Your task:
Exclude the pictures and return every line exactly as written.

↓

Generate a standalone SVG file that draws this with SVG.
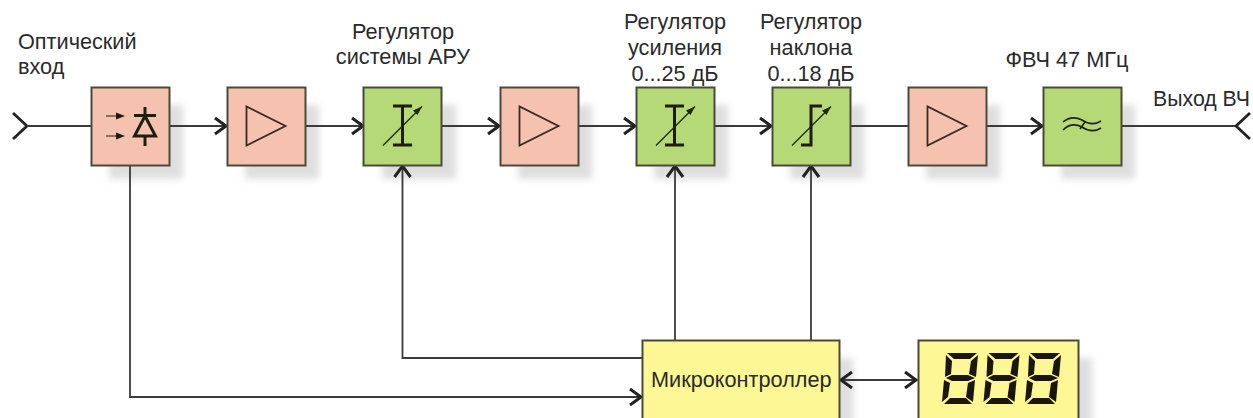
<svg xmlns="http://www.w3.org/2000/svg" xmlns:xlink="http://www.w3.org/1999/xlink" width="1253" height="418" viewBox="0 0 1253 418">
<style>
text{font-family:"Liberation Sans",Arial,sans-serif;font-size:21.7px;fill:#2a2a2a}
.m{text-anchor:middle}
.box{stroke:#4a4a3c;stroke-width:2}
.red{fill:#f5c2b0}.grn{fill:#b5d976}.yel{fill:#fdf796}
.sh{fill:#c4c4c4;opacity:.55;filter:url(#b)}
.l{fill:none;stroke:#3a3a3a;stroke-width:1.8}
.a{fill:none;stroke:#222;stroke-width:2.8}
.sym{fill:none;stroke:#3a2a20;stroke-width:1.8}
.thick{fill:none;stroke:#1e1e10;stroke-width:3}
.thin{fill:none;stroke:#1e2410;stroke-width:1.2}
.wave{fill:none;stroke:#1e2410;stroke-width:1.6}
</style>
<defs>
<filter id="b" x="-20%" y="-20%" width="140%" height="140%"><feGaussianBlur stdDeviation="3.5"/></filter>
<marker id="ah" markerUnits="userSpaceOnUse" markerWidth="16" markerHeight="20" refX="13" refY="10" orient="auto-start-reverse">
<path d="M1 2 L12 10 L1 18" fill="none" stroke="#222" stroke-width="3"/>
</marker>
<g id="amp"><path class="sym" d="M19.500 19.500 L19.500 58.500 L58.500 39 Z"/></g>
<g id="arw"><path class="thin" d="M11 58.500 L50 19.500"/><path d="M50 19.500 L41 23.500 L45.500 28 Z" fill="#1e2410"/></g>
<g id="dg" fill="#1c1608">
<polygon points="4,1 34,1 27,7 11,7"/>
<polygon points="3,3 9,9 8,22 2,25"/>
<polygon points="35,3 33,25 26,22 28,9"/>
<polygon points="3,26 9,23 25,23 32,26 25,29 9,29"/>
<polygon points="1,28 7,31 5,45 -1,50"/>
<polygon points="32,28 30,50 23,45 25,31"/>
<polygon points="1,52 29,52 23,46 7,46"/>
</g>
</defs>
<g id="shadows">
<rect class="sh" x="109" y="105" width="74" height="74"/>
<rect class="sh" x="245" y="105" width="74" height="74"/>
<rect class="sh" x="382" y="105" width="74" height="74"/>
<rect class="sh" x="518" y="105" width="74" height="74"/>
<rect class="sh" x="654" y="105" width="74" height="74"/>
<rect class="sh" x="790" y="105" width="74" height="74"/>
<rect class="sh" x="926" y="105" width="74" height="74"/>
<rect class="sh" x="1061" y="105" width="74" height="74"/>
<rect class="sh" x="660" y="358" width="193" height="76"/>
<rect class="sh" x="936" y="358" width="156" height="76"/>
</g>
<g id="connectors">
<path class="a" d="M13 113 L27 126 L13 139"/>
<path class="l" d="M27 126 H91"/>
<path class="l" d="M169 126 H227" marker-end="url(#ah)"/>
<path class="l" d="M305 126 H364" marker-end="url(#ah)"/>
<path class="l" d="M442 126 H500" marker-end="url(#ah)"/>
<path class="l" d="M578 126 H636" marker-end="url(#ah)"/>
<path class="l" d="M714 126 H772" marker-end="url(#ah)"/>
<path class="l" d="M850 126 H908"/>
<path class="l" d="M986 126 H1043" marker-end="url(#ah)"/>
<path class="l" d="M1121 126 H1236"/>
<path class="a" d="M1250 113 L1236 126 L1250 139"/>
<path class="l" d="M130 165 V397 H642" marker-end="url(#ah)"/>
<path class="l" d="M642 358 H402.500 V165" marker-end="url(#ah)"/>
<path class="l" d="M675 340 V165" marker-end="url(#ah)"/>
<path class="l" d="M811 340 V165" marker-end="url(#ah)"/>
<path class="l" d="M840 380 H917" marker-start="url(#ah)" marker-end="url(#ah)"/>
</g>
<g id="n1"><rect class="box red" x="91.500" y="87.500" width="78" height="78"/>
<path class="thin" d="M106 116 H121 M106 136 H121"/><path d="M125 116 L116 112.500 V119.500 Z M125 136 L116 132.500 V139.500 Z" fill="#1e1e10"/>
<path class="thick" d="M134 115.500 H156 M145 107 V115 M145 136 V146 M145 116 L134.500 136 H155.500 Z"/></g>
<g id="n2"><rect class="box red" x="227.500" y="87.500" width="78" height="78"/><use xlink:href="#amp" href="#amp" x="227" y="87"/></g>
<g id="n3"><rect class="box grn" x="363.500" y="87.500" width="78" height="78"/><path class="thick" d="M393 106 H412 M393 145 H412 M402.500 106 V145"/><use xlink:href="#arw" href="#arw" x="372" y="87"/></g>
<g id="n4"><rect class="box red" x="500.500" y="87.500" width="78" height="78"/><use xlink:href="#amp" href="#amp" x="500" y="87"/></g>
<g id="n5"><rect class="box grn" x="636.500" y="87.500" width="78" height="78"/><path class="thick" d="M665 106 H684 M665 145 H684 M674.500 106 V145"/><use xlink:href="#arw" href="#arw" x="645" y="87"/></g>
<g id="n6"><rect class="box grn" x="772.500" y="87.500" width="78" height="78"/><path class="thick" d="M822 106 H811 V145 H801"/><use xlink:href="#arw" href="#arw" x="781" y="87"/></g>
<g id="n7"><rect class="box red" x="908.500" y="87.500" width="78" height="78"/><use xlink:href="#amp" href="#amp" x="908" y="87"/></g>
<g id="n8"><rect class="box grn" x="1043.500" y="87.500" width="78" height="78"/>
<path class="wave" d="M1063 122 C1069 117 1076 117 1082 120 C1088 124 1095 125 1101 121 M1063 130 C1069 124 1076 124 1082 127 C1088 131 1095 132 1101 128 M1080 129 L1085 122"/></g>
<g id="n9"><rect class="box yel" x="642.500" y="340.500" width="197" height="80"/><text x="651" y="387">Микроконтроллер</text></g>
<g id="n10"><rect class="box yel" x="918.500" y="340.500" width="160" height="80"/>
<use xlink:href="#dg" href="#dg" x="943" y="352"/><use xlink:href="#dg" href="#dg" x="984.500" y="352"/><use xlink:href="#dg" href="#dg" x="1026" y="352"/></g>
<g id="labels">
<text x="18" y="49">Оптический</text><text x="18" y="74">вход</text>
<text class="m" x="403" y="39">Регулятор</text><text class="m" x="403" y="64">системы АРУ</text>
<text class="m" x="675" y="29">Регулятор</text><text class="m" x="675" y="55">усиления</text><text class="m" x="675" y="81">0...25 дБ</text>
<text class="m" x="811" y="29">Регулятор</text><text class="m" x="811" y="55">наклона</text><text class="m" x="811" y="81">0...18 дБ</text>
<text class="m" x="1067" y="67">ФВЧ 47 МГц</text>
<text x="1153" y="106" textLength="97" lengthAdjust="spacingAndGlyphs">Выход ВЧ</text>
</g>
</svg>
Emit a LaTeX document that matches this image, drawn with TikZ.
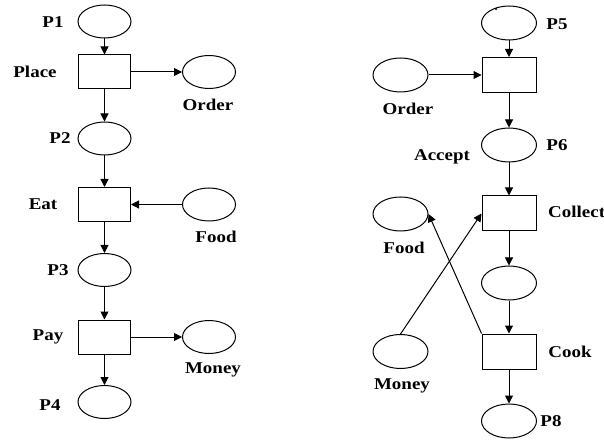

↑

Exercise result:
Generate a standalone SVG file that draws this with SVG.
<svg xmlns="http://www.w3.org/2000/svg" xmlns:xlink="http://www.w3.org/1999/xlink" width="1253" height="418" viewBox="0 0 1253 418">
<style>
text{font-family:"Liberation Sans",Arial,sans-serif;font-size:21.7px;fill:#2a2a2a}
.m{text-anchor:middle}
.box{stroke:#4a4a3c;stroke-width:2}
.red{fill:#f5c2b0}.grn{fill:#b5d976}.yel{fill:#fdf796}
.sh{fill:#c4c4c4;opacity:.55;filter:url(#b)}
.l{fill:none;stroke:#3a3a3a;stroke-width:1.8}
.a{fill:none;stroke:#222;stroke-width:2.8}
.sym{fill:none;stroke:#3a2a20;stroke-width:1.8}
.thick{fill:none;stroke:#1e1e10;stroke-width:3}
.thin{fill:none;stroke:#1e2410;stroke-width:1.2}
.wave{fill:none;stroke:#1e2410;stroke-width:1.6}
</style>
<defs>
<filter id="b" x="-20%" y="-20%" width="140%" height="140%"><feGaussianBlur stdDeviation="3.5"/></filter>
<marker id="ah" markerUnits="userSpaceOnUse" markerWidth="16" markerHeight="20" refX="13" refY="10" orient="auto-start-reverse">
<path d="M1 2 L12 10 L1 18" fill="none" stroke="#222" stroke-width="3"/>
</marker>
<g id="amp"><path class="sym" d="M19.500 19.500 L19.500 58.500 L58.500 39 Z"/></g>
<g id="arw"><path class="thin" d="M11 58.500 L50 19.500"/><path d="M50 19.500 L41 23.500 L45.500 28 Z" fill="#1e2410"/></g>
<g id="dg" fill="#1c1608">
<polygon points="4,1 34,1 27,7 11,7"/>
<polygon points="3,3 9,9 8,22 2,25"/>
<polygon points="35,3 33,25 26,22 28,9"/>
<polygon points="3,26 9,23 25,23 32,26 25,29 9,29"/>
<polygon points="1,28 7,31 5,45 -1,50"/>
<polygon points="32,28 30,50 23,45 25,31"/>
<polygon points="1,52 29,52 23,46 7,46"/>
</g>
</defs>
<g id="shadows">
<rect class="sh" x="109" y="105" width="74" height="74"/>
<rect class="sh" x="245" y="105" width="74" height="74"/>
<rect class="sh" x="382" y="105" width="74" height="74"/>
<rect class="sh" x="518" y="105" width="74" height="74"/>
<rect class="sh" x="654" y="105" width="74" height="74"/>
<rect class="sh" x="790" y="105" width="74" height="74"/>
<rect class="sh" x="926" y="105" width="74" height="74"/>
<rect class="sh" x="1061" y="105" width="74" height="74"/>
<rect class="sh" x="660" y="358" width="193" height="76"/>
<rect class="sh" x="936" y="358" width="156" height="76"/>
</g>
<g id="connectors">
<path class="a" d="M13 113 L27 126 L13 139"/>
<path class="l" d="M27 126 H91"/>
<path class="l" d="M169 126 H227" marker-end="url(#ah)"/>
<path class="l" d="M305 126 H364" marker-end="url(#ah)"/>
<path class="l" d="M442 126 H500" marker-end="url(#ah)"/>
<path class="l" d="M578 126 H636" marker-end="url(#ah)"/>
<path class="l" d="M714 126 H772" marker-end="url(#ah)"/>
<path class="l" d="M850 126 H908"/>
<path class="l" d="M986 126 H1043" marker-end="url(#ah)"/>
<path class="l" d="M1121 126 H1236"/>
<path class="a" d="M1250 113 L1236 126 L1250 139"/>
<path class="l" d="M130 165 V397 H642" marker-end="url(#ah)"/>
<path class="l" d="M642 358 H402.500 V165" marker-end="url(#ah)"/>
<path class="l" d="M675 340 V165" marker-end="url(#ah)"/>
<path class="l" d="M811 340 V165" marker-end="url(#ah)"/>
<path class="l" d="M840 380 H917" marker-start="url(#ah)" marker-end="url(#ah)"/>
</g>
<g id="n1"><rect class="box red" x="91.500" y="87.500" width="78" height="78"/>
<path class="thin" d="M106 116 H121 M106 136 H121"/><path d="M125 116 L116 112.500 V119.500 Z M125 136 L116 132.500 V139.500 Z" fill="#1e1e10"/>
<path class="thick" d="M134 115.500 H156 M145 107 V115 M145 136 V146 M145 116 L134.500 136 H155.500 Z"/></g>
<g id="n2"><rect class="box red" x="227.500" y="87.500" width="78" height="78"/><use xlink:href="#amp" href="#amp" x="227" y="87"/></g>
<g id="n3"><rect class="box grn" x="363.500" y="87.500" width="78" height="78"/><path class="thick" d="M393 106 H412 M393 145 H412 M402.500 106 V145"/><use xlink:href="#arw" href="#arw" x="372" y="87"/></g>
<g id="n4"><rect class="box red" x="500.500" y="87.500" width="78" height="78"/><use xlink:href="#amp" href="#amp" x="500" y="87"/></g>
<g id="n5"><rect class="box grn" x="636.500" y="87.500" width="78" height="78"/><path class="thick" d="M665 106 H684 M665 145 H684 M674.500 106 V145"/><use xlink:href="#arw" href="#arw" x="645" y="87"/></g>
<g id="n6"><rect class="box grn" x="772.500" y="87.500" width="78" height="78"/><path class="thick" d="M822 106 H811 V145 H801"/><use xlink:href="#arw" href="#arw" x="781" y="87"/></g>
<g id="n7"><rect class="box red" x="908.500" y="87.500" width="78" height="78"/><use xlink:href="#amp" href="#amp" x="908" y="87"/></g>
<g id="n8"><rect class="box grn" x="1043.500" y="87.500" width="78" height="78"/>
<path class="wave" d="M1063 122 C1069 117 1076 117 1082 120 C1088 124 1095 125 1101 121 M1063 130 C1069 124 1076 124 1082 127 C1088 131 1095 132 1101 128 M1080 129 L1085 122"/></g>
<g id="n9"><rect class="box yel" x="642.500" y="340.500" width="197" height="80"/><text x="651" y="387">Микроконтроллер</text></g>
<g id="n10"><rect class="box yel" x="918.500" y="340.500" width="160" height="80"/>
<use xlink:href="#dg" href="#dg" x="943" y="352"/><use xlink:href="#dg" href="#dg" x="984.500" y="352"/><use xlink:href="#dg" href="#dg" x="1026" y="352"/></g>
<g id="labels">
<text x="18" y="49">Оптический</text><text x="18" y="74">вход</text>
<text class="m" x="403" y="39">Регулятор</text><text class="m" x="403" y="64">системы АРУ</text>
<text class="m" x="675" y="29">Регулятор</text><text class="m" x="675" y="55">усиления</text><text class="m" x="675" y="81">0...25 дБ</text>
<text class="m" x="811" y="29">Регулятор</text><text class="m" x="811" y="55">наклона</text><text class="m" x="811" y="81">0...18 дБ</text>
<text class="m" x="1067" y="67">ФВЧ 47 МГц</text>
<text x="1153" y="106" textLength="97" lengthAdjust="spacingAndGlyphs">Выход ВЧ</text>
</g>
</svg>
Emit a LaTeX document that matches this image, drawn with TikZ.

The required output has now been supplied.